The recent suicides of several teens that had been tortured by bullies because of their sexuality have prompted a flood of media attention to the problem. I am concerned, however, that the public and the media are forgetting about other groups who have always been the targets of bullying including those with physical and mental disabilities, the impoverished and various ethnicities. I can relate to these issues – I know how they feel.
I was born with a serious congenital birth defect that had me in and out of the hospital for the first 20 years of my life. A multitude of medical issues combined with just being physically smaller than other kids my age made me the perfect target for bullies.
Oddly, none of my health problems were openly visible to anyone around me. Virtually everything people knew about me was total conjecture and inaccurate rumors with no factual basis. Unfortunately, facts and reason rarely work with people who are terrified of anyone who is different – whether the differences are obvious or not.
As if I didn’t have enough to contend with at the hospital, at school I was pushed, called names, kicked, hit, had my book bags ransacked, my lockers vandalized and my musical instruments thrown around on the school bus – all to the complete oblivion of school officials. In fact, some stood right there while it all happened, literally choosing to ignore it.
While the majority of the adults around me were supportive and helpful, there were a few who were downright cruel. Teachers, coaches and bus drivers are in a unique position to bully under the guise of maintaining order and discipline.
A perfect example of this kind of ignorance came in my sixth grade year. I was out of school with a simple case of chicken pox. Noting my absence during roll call, the teacher told the rest of the class they shouldn’t get too attached to me because I had a serious disease and wouldn’t live to see my 15th birthday. With that thoroughly incorrect announcement, the rumors went viral.
So why don’t parents get more involved? Most of the time, parents have no idea what is going on. I never talked about it much. I doubt my parents ever knew how bad it really was.
In the end, I won. Eventually, I realized that it wasn’t my fault that people couldn’t deal with me. At the ripe old age of 43, my health is good, I’m a successful writer and entrepreneur and, despite my sixth grade teacher’s prediction, I am still here.
I carry no anger or malice towards the kids who spent so much of their time trying to better themselves by humiliating me. In fact, I feel kind of sorry for them and genuinely hope they grew up to succeed in life. The adults, on the other hand, were the true villains.
It was nearly impossible to keep my personal issues private in a tiny farm town where everyone gossiped about things they didn’t even understand. I can’t imagine what kids today are going through as every detail of their lives are posted online for all to see – especially those struggling with personal identity issues.

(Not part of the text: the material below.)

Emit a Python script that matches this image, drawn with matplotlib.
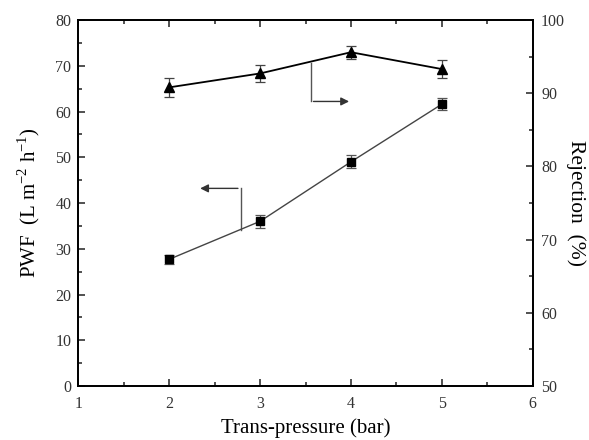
import numpy as np
import matplotlib
matplotlib.use("Agg")
from matplotlib import pyplot as plt

plt.rcParams['font.family'] = ['Liberation Serif', 'DejaVu Serif']
plt.rcParams['mathtext.fontset'] = 'custom'
plt.rcParams['mathtext.rm'] = 'Liberation Serif'

# data
pressure = [2, 3, 4, 5]
pwf = [27.7, 36.0, 49.0, 61.6]
pwf_err = [1.0, 1.4, 1.4, 1.3]
rejection = [90.8, 92.7, 95.6, 93.3]
rejection_err = [1.3, 1.1, 0.9, 1.2]

fig = plt.figure(figsize=(5.89, 4.40), dpi=100)
ax = fig.add_axes([0.133, 0.1227, 0.7714, 0.8318])
ax2 = ax.twinx()

ax.errorbar(pressure, pwf, yerr=pwf_err, color='#444444', lw=1.0,
            marker='s', ms=6, mfc='black', mec='black',
            ecolor='#555555', elinewidth=0.9, capsize=3.5, capthick=0.9)
ax2.errorbar(pressure, rejection, yerr=rejection_err, color='black', lw=1.3,
             marker='^', ms=7.5, mfc='black', mec='black',
             ecolor='#444444', elinewidth=0.9, capsize=3.5, capthick=0.9)

ax.set_xlim(1, 6)
ax.set_ylim(0, 80)
ax2.set_ylim(50, 100)
ax.set_xticks(np.arange(1, 7, 1))
ax.set_xticks(np.arange(1.5, 6, 1), minor=True)
ax.set_yticks(np.arange(0, 81, 10))
ax.set_yticks(np.arange(5, 80, 10), minor=True)
ax2.set_yticks(np.arange(50, 101, 10))
ax2.set_yticks(np.arange(55, 100, 10), minor=True)

ax.tick_params(which='both', direction='in', top=True, labelsize=11.5,
               colors='#333333', width=1.2)
ax.tick_params(axis='x', pad=7)
ax.tick_params(axis='y', pad=5)
ax.tick_params(which='major', length=5)
ax.tick_params(which='minor', length=3)
ax2.tick_params(which='both', direction='in', labelsize=11.5,
                colors='#333333', width=1.2, pad=6)
ax2.tick_params(which='major', length=5)
ax2.tick_params(which='minor', length=3)
for a in (ax, ax2):
    for s in a.spines.values():
        s.set_linewidth(1.3)

ax.set_xlabel('Trans-pressure (bar)', fontsize=15, labelpad=5)
ax.set_ylabel('PWF  (L m$^{\\mathregular{-2}}$ h$^{\\mathregular{-1}}$)',
              fontsize=15, labelpad=10)
ax2.set_ylabel('Rejection  (%)', fontsize=15.5, rotation=270, labelpad=15)

# arrows telling which axis each curve uses
ax.plot([2.787, 2.787], [34.2, 43.2], color='#555555', lw=1)
ax.annotate('', xy=(2.31, 43.2), xytext=(2.787, 43.2),
            arrowprops=dict(arrowstyle='-|>', color='#333333', lw=1,
                            mutation_scale=12))
ax.plot([3.557, 3.557], [62.2, 70.7], color='#555555', lw=1)
ax.annotate('', xy=(4.01, 62.2), xytext=(3.557, 62.2),
            arrowprops=dict(arrowstyle='-|>', color='#333333', lw=1,
                            mutation_scale=12))

fig.savefig('out.png', dpi=100)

Sadly, bullies are not just in school and, as I pointed out, adults can be just as bad as kids. A bully can be someone who abuses or oversteps his authority as a supervisor at work, a civic official or a teacher who ignores the academic struggles of a student in class because he or she is not one of the star athletes. Bullies are everywhere but you don’t have to take their abuse.
If you have been the victim of a bully, try to forgive them. They are small, sad and hopeless people who have nothing but pain inside. Forget trying to reason with them, it never works.
Whatever you do, don’t lower yourself to their level. Walk away. Turn off the computer. Seek out help and surround yourself with people who care and who will support you. None of these pathetically insecure people is worth your dignity … or your life.